Consider the similarities between now and then.

First we engage in the Liturgy of the Word where we hear God speak; then begins the Liturgy of the Sacrament where God takes action!

In verse nine of our reading it says, “The Word of the LORD came to Elijah.” This was not merely verbiage but it was an appearance of the pre-incarnate Christ. Jesus coming to his prophet, who would later appear with him on Transfiguration Mountain.

He came to supply Elijah with the Divine Word which is more powerful than a world of Jezebels. The same word that makes us Jezebel-proof today. And then the LORD gives a display of power unequalled. A mighty wind that dislodges great boulders and breaks down the mountains before Elijah’s saucer-like eyes as if to say: Elijah, why are you worried that Israel has torn down my altars? I am the LORD God Almighty. Look what I can do!

Once Elijah is sorted the LORD sends him on another mission: this time to anoint Hazael and Jehu as kings and Elisha as prophet to replace Elijah whose earthly ministry was almost over.

But as you remember there was a snag. Like the people who had other business to take care of in today’s gospel before they would follow Jesus, Elisha had other business, too.

But Elijah who had been sorted by the LORD, was in turn able to get Elisha straightened away as well; and see what happens next? Nothing less than an Old Testament prophecy of the Liturgy of the Sacrament.

Elisha burns his bridges, as it were, so that he can never return. Which bridges? Only the “works of the flesh” that St. Paul catalogues in his sermon to the Galatians:

“ … adultery, sexual immorality, impurity, sensuality, idolatry, sorcery, enmity, strife, jealousy, fits of anger, rivalries, dissensions, divisions, envy, intoxication, orgies and the like.”

He says this because those who do such things cannot “enter into the Kingdom of God,” and there is nothing worse than that.

But Elisha doesn’t just burn his bridges as it were, but he does so liturgically so that what he does is an Old Testament prophecy of the Sacrifice of the Cross and of the Eucharist by which we obtain all its benefits.
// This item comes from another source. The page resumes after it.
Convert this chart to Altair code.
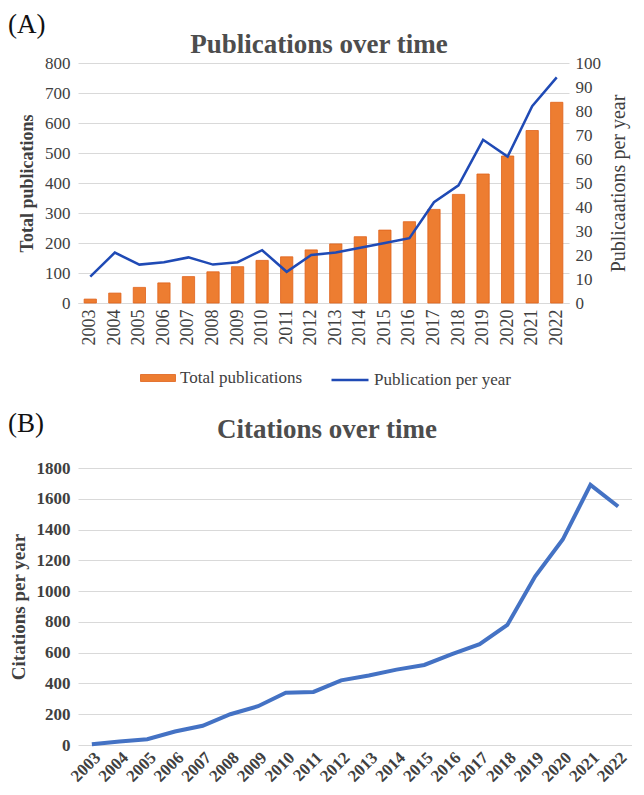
import altair as alt
import pandas as pd

years = [str(y) for y in range(2003, 2023)]
total_pubs = [13, 33, 52, 67, 88, 104, 121, 142, 154, 177, 197, 221, 243, 271, 312, 362, 430, 490, 575, 669]
pubs_per_year = [11, 21, 16, 17, 19, 16, 17, 22, 13, 20, 21, 23, 25, 27, 42, 49, 68, 61, 82, 94]
citations = [5, 22, 38, 88, 125, 200, 252, 340, 345, 420, 452, 490, 520, 590, 655, 780, 1095, 1335, 1690, 1550]

left_ticks = [0, 100, 200, 300, 400, 500, 600, 700, 800]
right_ticks = [0, 10, 20, 30, 40, 50, 60, 70, 80, 90, 100]
cit_ticks = [0, 200, 400, 600, 800, 1000, 1200, 1400, 1600, 1800]

SERIF = "Liberation Serif"
TXT = "#404040"
GRID = "#d9d9d9"
W1, H1 = 491, 240
W2, H2 = 554, 277

df1 = pd.DataFrame({"year": years, "total": total_pubs, "per_year": pubs_per_year})
df2 = pd.DataFrame({"year": years, "citations": citations})

x1 = alt.X(
    "year:O", title=None,
    scale=alt.Scale(paddingInner=0.5, paddingOuter=0.25),
    axis=alt.Axis(labelAngle=-90, labelFont=SERIF, labelFontSize=18, labelColor=TXT,
                  ticks=False, domainColor=GRID, labelPadding=6, labelBaseline="middle"),
)

bars = alt.Chart(df1).transform_calculate(series="'Total publications'").mark_bar(
    stroke="#E0621B", strokeWidth=0.8
).encode(
    x=x1,
    y=alt.Y("total:Q", scale=alt.Scale(domain=[0, 800]),
            axis=alt.Axis(title="Total publications", values=left_ticks, orient="left",
                          grid=True, gridColor=GRID, domain=False, ticks=False,
                          labelFont=SERIF, labelFontSize=17, labelColor=TXT, labelPadding=8,
                          titleFont=SERIF, titleFontSize=18, titleFontWeight="bold",
                          titleColor=TXT, titlePadding=8)),
    fill=alt.Fill("series:N", scale=alt.Scale(range=["#ED7D31"]),
                  legend=alt.Legend(orient="none", legendX=62, legendY=297, title=None,
                                    labelFont=SERIF, labelFontSize=17, labelColor=TXT,
                                    symbolType="M-1,-0.2H1V0.2H-1Z", symbolSize=1225,
                                    symbolStrokeColor="#E0621B", symbolStrokeWidth=0.8)),
)

line1 = alt.Chart(df1).transform_calculate(series2="'Publication per year'").mark_line(
    strokeWidth=2.5
).encode(
    x=x1,
    y=alt.Y("per_year:Q", scale=alt.Scale(domain=[0, 100]),
            axis=alt.Axis(title="Publicaations per year", values=right_ticks, orient="right",
                          grid=False, domain=False, ticks=False,
                          labelFont=SERIF, labelFontSize=17, labelColor=TXT, labelPadding=6,
                          titleFont=SERIF, titleFontSize=20, titleFontWeight="normal",
                          titleColor=TXT, titlePadding=8, titleAngle=270,
                          titleBaseline="top")),
    stroke=alt.Stroke("series2:N", scale=alt.Scale(range=["#1F4AB5"]),
                      legend=alt.Legend(orient="none", legendX=252, legendY=297, title=None,
                                        labelFont=SERIF, labelFontSize=17, labelColor=TXT,
                                        symbolType="stroke", symbolSize=1369,
                                        symbolStrokeWidth=2.5)),
)

tagA = alt.Chart(pd.DataFrame({"t": ["(A)"]})).mark_text(
    align="left", baseline="alphabetic", font=SERIF, fontSize=27, color="#111111"
).encode(text="t:N", x=alt.value(-70), y=alt.value(-30))

titleA = alt.Chart(pd.DataFrame({"t": ["Publications over time"]})).mark_text(
    align="center", baseline="alphabetic", font=SERIF, fontSize=27, fontWeight="bold",
    color="#4d4d4d"
).encode(text="t:N", x=alt.value(241), y=alt.value(-10))

top = alt.layer(bars, line1, tagA, titleA).resolve_scale(
    y="independent", fill="independent", stroke="independent"
).properties(width=W1, height=H1)

line2 = alt.Chart(df2).mark_line(strokeWidth=4, color="#4472C4").encode(
    x=alt.X("year:O", title=None,
            axis=alt.Axis(labelAngle=-45, labelFont=SERIF, labelFontSize=17,
                          labelFontWeight="bold", labelColor=TXT, ticks=False,
                          domain=False, labelPadding=4)),
    y=alt.Y("citations:Q", scale=alt.Scale(domain=[0, 1800]),
            axis=alt.Axis(title="Citations per year", values=cit_ticks, grid=True,
                          gridColor=GRID, domain=False, ticks=False, format="d",
                          labelFont=SERIF, labelFontSize=17, labelFontWeight="bold",
                          labelColor=TXT, labelPadding=8,
                          titleFont=SERIF, titleFontSize=19, titleFontWeight="bold",
                          titleColor=TXT, titlePadding=8)),
)

tagB = alt.Chart(pd.DataFrame({"t": ["(B)"]})).mark_text(
    align="left", baseline="alphabetic", font=SERIF, fontSize=27, color="#111111"
).encode(text="t:N", x=alt.value(-70), y=alt.value(-36))

titleB = alt.Chart(pd.DataFrame({"t": ["Citations over time"]})).mark_text(
    align="center", baseline="alphabetic", font=SERIF, fontSize=27, fontWeight="bold",
    color="#4d4d4d"
).encode(text="t:N", x=alt.value(249), y=alt.value(-30))

bottom = alt.layer(line2, tagB, titleB).properties(width=W2, height=H2)

chart = alt.concat(top, bottom, columns=1, spacing=22).properties(
    padding={"top": 3, "left": 0, "right": 0, "bottom": 0}
).configure_view(stroke=None).configure_axis(labelFont=SERIF, titleFont=SERIF)

chart.save("out.html", embed_options={"renderer": "svg", "actions": False})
As Elisha cut up the wooden yokes to make a fire so a Tree was cut down to construct a cross on which the Bread of Life would be boiled in the fuel of our wrongs. But the sacrifice did not end there. The meat of the sacrifice was not discarded, but it went to feed the people.

In the same way the Eucharist we celebrate today will be consumed by us. Not the flesh of oxen but of our Lord Jesus Christ; and his exalted Blood as our drink; under the cover of Bread and Wine.

And so as we see from Scripture it is an expensive proposition to follow the real Jesus. We must steer clear of the works of the flesh. We must deny ourselves and take up our own crosses. We must put our flesh to death each day and embrace the fruits of the Spirit which are: love, joy, peace, patience, kindness, goodness, faithfulness, gentleness and self-control, against such things there is no law and those who belong to Christ Jesus have crucified the flesh with its passions and desires.” Amen.